All sorts of anthology series have been attempted—Steven Spielberg did Amazing Stories, Robert Zemeckis and Joel Silver had a nice run with Tales From the Crypt, and there was The Hitchhiker on HBO, and Tales From the Darkside—but the business insists that you still can't make people watch them.

At least, not if you tell people you're doing an anthology.

(This isn't limited to network television. Look at sci-fi and fantasy novels, with endless installments of Dune and Pern, where the six-book "trilogy" is now common. Years ago I formulated Cassutt's Law of Popular Entertainment, based on Gresham's Law in economics: "Series drive out stand-alone works.")

Now, it seems, a wonderful hybrid form has emerged in the past year, combining the magic of an anthology series with the marketing values of a procedural.

My first hint came when The 4400 aired on USA Network this summer. Well, it actually struck me before the series aired, when I first heard the concept: one alien return, with 4,400 different potential characters? Wow! Even if you explored one new character per week, The 4400 could run for decades.
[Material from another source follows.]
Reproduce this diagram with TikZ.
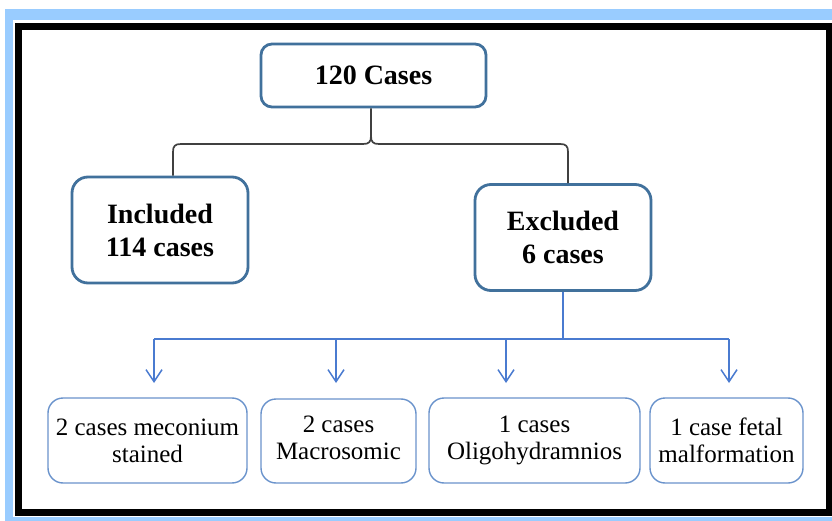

Sure enough, the series dealt with an overarching storyline, but it also took interesting detours into a different character each week.

I don't think it hurt that Ira Behr, show runner for The 4400, had recent experience on UPN's recent revival of TZ, to add to his tenure on series like Star Trek: Deep Space Nine. He had the perfect background to nurture this hybrid.

Then there's ABC's new Wednesday night series, Lost.

I was originally very skeptical about the potential for this. Plane crashes on lost island, group of survivors deal with strange phenomenon and each other—fine, I thought. Good for, what, two weeks? How long before it started to feel like Gilligan's Island?

I probably wouldn't have bothered to tune in at all, except for the pedigree—Lost was created by Damon Lindelof, a veteran of Crossing Jordan, and J.J. Abrams, he of Alias. OK, these are good writers, smart producers. They know the pitfalls better than I do.

It took me until the third week before I caught on: Lost is a hybrid, too. Every episode has an A story that emerges from the situation—Will the survivors find water? What happens if they try to send a signal for help?

But there is another, parallel story that allows you to flash back to before the crash and explore a single character's life. And, naturally, you learn that what you assumed about the Young Woman or the Young Doctor or the Older Man or the Korean Couple isn't necessarily true.

I don't know if Lost can generate a Law & Order-like run. There are, after all, only 48 survivors. (Though who knows what other people live on the island?)

But in today's frantic marketplace, two good seasons will make a network happy. Maybe even one.

Needed: A Bridge to the future

I can think of a literary model for our new hybrid—the Pulitzer Prize-winning novel Bridge of San Luis Rey by Thornton Wilder, a writer best known these days for the play Our Town. Bridge, however, was published in 1927. The inciting event—to use an au-courant term from screenwriting classes—is the collapse of a pedestrian bridge in a Peruvian village that plunges five people to their deaths.

The novel flashes back to the lives of the victims and the factors that put them on that bridge at that fateful time.

Like Lost and The 4400.

Why are these hybrids significant for sci-fi? Because network television schedules are stuffed to overflowing with pure procedurals: NBC is the network of Law & Order; CBS has three versions of C.S.I. ABC would—until this season—have loved its own franchise; the same with Fox or the WB.

Good as these series are (and I happily watch C.S.I.), they aren't sci-fi. Yes, there have been attempts to meld sci-fi and procedurals: Mercy Point mixed sci-fi and ER, for example. Uber-producer Dick Wolf's sole failure in network television was Mann and Machine, a sci-fi police procedural.

It's almost an impossible challenge. The amount of time required to develop a consistent future or alternate world, then to create believable characters and procedures for it—well, TV development cycles run in months, not years.

Which is why I welcome the hybrids.


Michael Cassutt worked on two anthologies series, the first revival of The Twilight Zone and the Showtime version of The Outer Limits. He is currently writing scripts for Fox Studios and the SCI FI Channel.